Oregon’s new ‘solar highway’ project officially kicked off yesterday at the I-5/I205 interchange — yet another intersection between energy and transportation as the fields work toward sustainability (see Electric Vehicles).
Oregon Department of Transportation (ODOT) is partnering with Portland General Electric to install solar panels that will produce 104 kilowatts of energy — equivalent to 28% of what it takes to light the highway interchange. Solar World AG sourced the panels, while the inverter came from PV Powered Inc. SolarWay (actually four firms) is designing, constructing and installing the project.

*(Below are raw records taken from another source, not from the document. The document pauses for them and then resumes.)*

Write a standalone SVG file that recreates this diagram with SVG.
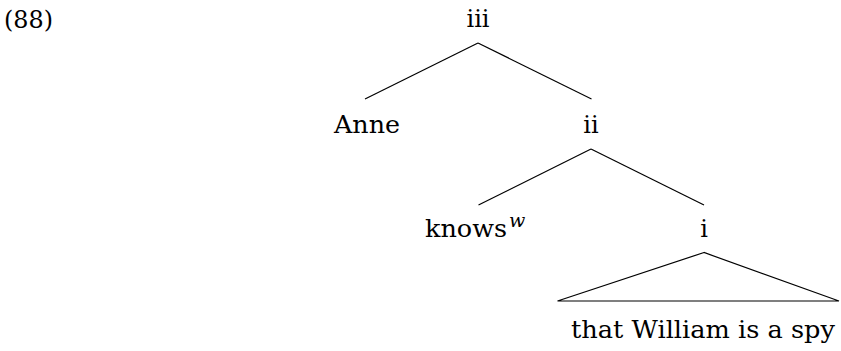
<svg xmlns="http://www.w3.org/2000/svg" width="841" height="351" viewBox="0 0 841 351">
<style>
text{font-family:'DejaVu Serif',serif;font-size:24px;fill:#000}
.c{text-anchor:middle}
.sup{font-style:italic;font-size:19px}
line,polygon{stroke:#000;stroke-width:1.2;fill:none}
</style>
<rect width="841" height="351" fill="#fff"/>
<text id="label" x="4" y="28" textLength="49" lengthAdjust="spacingAndGlyphs">(88)</text>
<g id="connectors">
<line x1="478" y1="43" x2="365" y2="99"/>
<line x1="478" y1="43" x2="591.5" y2="99"/>
<line x1="591" y1="149" x2="478.5" y2="205"/>
<line x1="591" y1="149" x2="704" y2="205"/>
<polygon points="704,252.5 557.5,301 839,301"/>
</g>
<g id="n_iii"><text class="c" x="478" y="27">iii</text></g>
<g id="n_anne"><text x="334" y="133" textLength="66" lengthAdjust="spacingAndGlyphs">Anne</text></g>
<g id="n_ii"><text class="c" x="591" y="133">ii</text></g>
<g id="n_knows"><text x="425" y="237"><tspan textLength="82" lengthAdjust="spacingAndGlyphs">knows</tspan><tspan class="sup" dx="2" dy="-10">w</tspan></text></g>
<g id="n_i"><text class="c" x="704" y="237">i</text></g>
<g id="n_that"><text x="571" y="338" textLength="264" lengthAdjust="spacingAndGlyphs">that William is a spy</text></g>
</svg>
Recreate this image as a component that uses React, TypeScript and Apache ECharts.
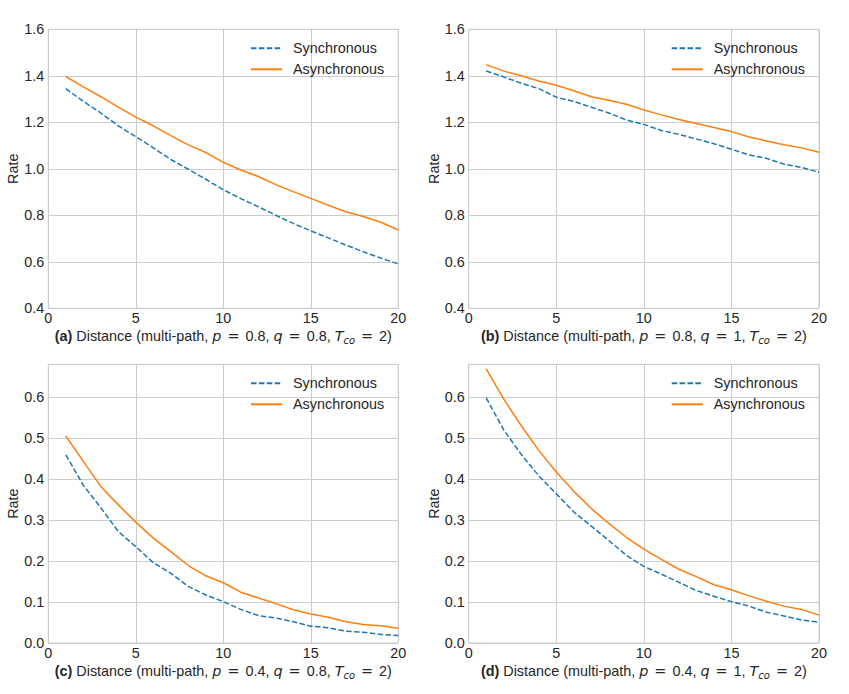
import React, { useEffect, useRef } from "react";
import * as echarts from "echarts";

const distance = [1, 2, 3, 4, 5, 6, 7, 8, 9, 10, 11, 12, 13, 14, 15, 16, 17, 18, 19, 20];

const syncA = [1.345, 1.29, 1.24, 1.185, 1.138, 1.09, 1.04, 0.998, 0.955, 0.91, 0.872, 0.837, 0.8, 0.765, 0.733, 0.703, 0.672, 0.643, 0.616, 0.591];
const asyncA = [1.397, 1.352, 1.31, 1.265, 1.222, 1.185, 1.143, 1.103, 1.07, 1.028, 0.995, 0.967, 0.932, 0.902, 0.873, 0.843, 0.815, 0.795, 0.77, 0.737];
const syncB = [1.421, 1.395, 1.368, 1.345, 1.308, 1.29, 1.265, 1.24, 1.21, 1.191, 1.165, 1.148, 1.128, 1.108, 1.084, 1.06, 1.045, 1.02, 1.006, 0.985];
const asyncB = [1.448, 1.42, 1.4, 1.378, 1.359, 1.336, 1.31, 1.295, 1.278, 1.253, 1.232, 1.212, 1.195, 1.178, 1.16, 1.137, 1.12, 1.103, 1.09, 1.071];
const syncC = [0.459, 0.385, 0.33, 0.272, 0.235, 0.196, 0.17, 0.138, 0.117, 0.101, 0.082, 0.067, 0.061, 0.052, 0.041, 0.037, 0.029, 0.026, 0.021, 0.018];
const asyncC = [0.505, 0.443, 0.382, 0.337, 0.295, 0.256, 0.223, 0.189, 0.164, 0.147, 0.124, 0.11, 0.096, 0.081, 0.071, 0.063, 0.052, 0.045, 0.042, 0.036];
const syncD = [0.598, 0.52, 0.46, 0.408, 0.364, 0.32, 0.285, 0.25, 0.214, 0.187, 0.168, 0.148, 0.128, 0.114, 0.101, 0.09, 0.075, 0.066, 0.056, 0.051];
const asyncD = [0.669, 0.595, 0.53, 0.47, 0.417, 0.37, 0.328, 0.292, 0.258, 0.229, 0.204, 0.18, 0.162, 0.142, 0.13, 0.115, 0.102, 0.09, 0.082, 0.068];

const seriesNames = ["Synchronous", "Asynchronous"];
const panelLetters = ["a", "b", "c", "d"];
const pValues = ["0.8", "0.8", "0.4", "0.4"];
const qValues = ["0.8", "1", "0.8", "1"];
const xRange = [0, 20, 5];
const yRangeTop = [0.4, 1.6, 0.2];
const yRangeBottom = [0, 0.68, 0.1];

const FONT = "Liberation Sans";
const MATH = "DejaVu Sans";
const FS = 14.4;
const TXT = "#262626";
const GRID = "#cccccc";
const BLUE = "#1f77b4";
const ORANGE = "#ff7f0e";

export default function App() {
  const ref = useRef<HTMLDivElement>(null);
  useEffect(() => {
    if (!ref.current) return;
    const chart = echarts.init(ref.current, null, { renderer: "svg" });

    const grids = [
      { left: 48.3, top: 29.3, width: 350, height: 279 },
      { left: 468.7, top: 29.3, width: 350.3, height: 279 },
      { left: 48.3, top: 364.3, width: 350, height: 278.7 },
      { left: 468.7, top: 364.3, width: 350.3, height: 278.7 },
    ];
    const legendPos = [
      { left: 250, top: 41.3 },
      { left: 670.7, top: 41.3 },
      { left: 250, top: 376.3 },
      { left: 670.7, top: 376.3 },
    ];
    const data = [
      [syncA, asyncA],
      [syncB, asyncB],
      [syncC, asyncC],
      [syncD, asyncD],
    ];

    const xAxis = grids.map((_, i) => ({
      type: "value",
      gridIndex: i,
      min: xRange[0],
      max: xRange[1],
      interval: xRange[2],
      axisLine: { show: false },
      axisTick: { show: false },
      axisLabel: { color: TXT, fontFamily: FONT, fontSize: FS, margin: 3 },
      splitLine: { show: true, lineStyle: { color: GRID, width: 1 } },
      name:
        `{b|(${panelLetters[i]})} Distance (multi-path, {i|p} {m|=} ${pValues[i]}, {i|q} {m|=} ${qValues[i]}, {i|T}{s|co} {m|=} 2)`,
      nameLocation: "middle",
      nameGap: 19,
      nameTextStyle: {
        color: TXT,
        fontFamily: FONT,
        fontSize: FS,
        lineHeight: 18,
        rich: {
          b: { fontWeight: "bold", fontSize: FS, fontFamily: FONT, color: TXT, lineHeight: 18 },
          i: { fontStyle: "italic", fontSize: FS, fontFamily: MATH, color: TXT, lineHeight: 18 },
          m: { fontSize: FS, fontFamily: MATH, color: TXT, lineHeight: 18, padding: [0, 2, 0, 2] },
          s: {
            fontStyle: "italic",
            fontSize: 10,
            fontFamily: MATH,
            color: TXT,
            lineHeight: 10,
            verticalAlign: "bottom",
          },
        },
      },
    }));

    const yAxis = grids.map((_, i) => {
      const r = i < 2 ? yRangeTop : yRangeBottom;
      return {
        type: "value",
        gridIndex: i,
        min: r[0],
        max: r[1],
        interval: r[2],
        axisLine: { show: false },
        axisTick: { show: false },
        axisLabel: {
          color: TXT,
          fontFamily: FONT,
          fontSize: FS,
          margin: 4,
          showMaxLabel: i < 2,
          formatter: (v: number) => v.toFixed(1),
        },
        splitLine: { show: true, lineStyle: { color: GRID, width: 1 } },
        name: "Rate",
        nameLocation: "middle",
        nameGap: 27,
        nameTextStyle: { color: TXT, fontFamily: FONT, fontSize: FS },
      };
    });

    const series: any[] = [];
    data.forEach((pair, i) => {
      series.push({
        type: "line",
        name: seriesNames[0],
        xAxisIndex: i,
        yAxisIndex: i,
        symbol: "none",
        data: distance.map((d, k) => [d, pair[0][k]]),
        lineStyle: { color: BLUE, width: 1.5, type: [5.5, 2.4] },
        itemStyle: { color: BLUE },
      });
      series.push({
        type: "line",
        name: seriesNames[1],
        xAxisIndex: i,
        yAxisIndex: i,
        symbol: "none",
        data: distance.map((d, k) => [d, pair[1][k]]),
        lineStyle: { color: ORANGE, width: 1.5 },
        itemStyle: { color: ORANGE },
      });
    });

    const legend = legendPos.map((p) => ({
      left: p.left,
      top: p.top,
      orient: "vertical",
      itemWidth: 31,
      itemHeight: 14,
      itemGap: 7,
      padding: 0,
      data: seriesNames,
      selectedMode: false,
      itemStyle: { opacity: 0 },
      textStyle: { color: TXT, fontFamily: FONT, fontSize: FS, padding: [0, 0, 0, 6] },
    }));

    chart.setOption({
      animation: false,
      backgroundColor: "#ffffff",
      grid: grids.map((g) => ({ ...g, show: true, borderColor: GRID, borderWidth: 1, backgroundColor: "#ffffff" })),
      xAxis,
      yAxis,
      legend,
      series,
    });
    return () => chart.dispose();
  }, []);
  return <div ref={ref} style={{ position: "fixed", left: 0, top: 0, width: 849, height: 694 }} />;
}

I mention those companies because they are all Oregon companies and a make-or-break element of sustainability is economic transformation. Sustainability has to create new jobs, as in renewable energy, at the same time that it’s (hopefully) ushering out jobs based on fossil fuels, i.e. coal and oil. Oregon lost many timber jobs when logging was sharply curtailed, and the rural counties especially are suffering badly. Solar energy and wind energy can quite possibly replace the economic prosperity lost, and even gain new ground.
Oregon’s Governor Kulongoski is working for that economic transformation. He points out that the solar highway project was made possible largely by the state’s business energy tax credit (BETC pronounced Betsy) for renewable energy projects. “Reducing our overall carbon footprint will define who we are as a people, as a state, and I believe . . . as a nation.”
The photo above by Steve Roe is not of the solar highway (which involves PV panels only). But the marriage it depicts of wind turbines and solar panels in the same installation, against a dynamic sky, was way too romantic for me to pass up.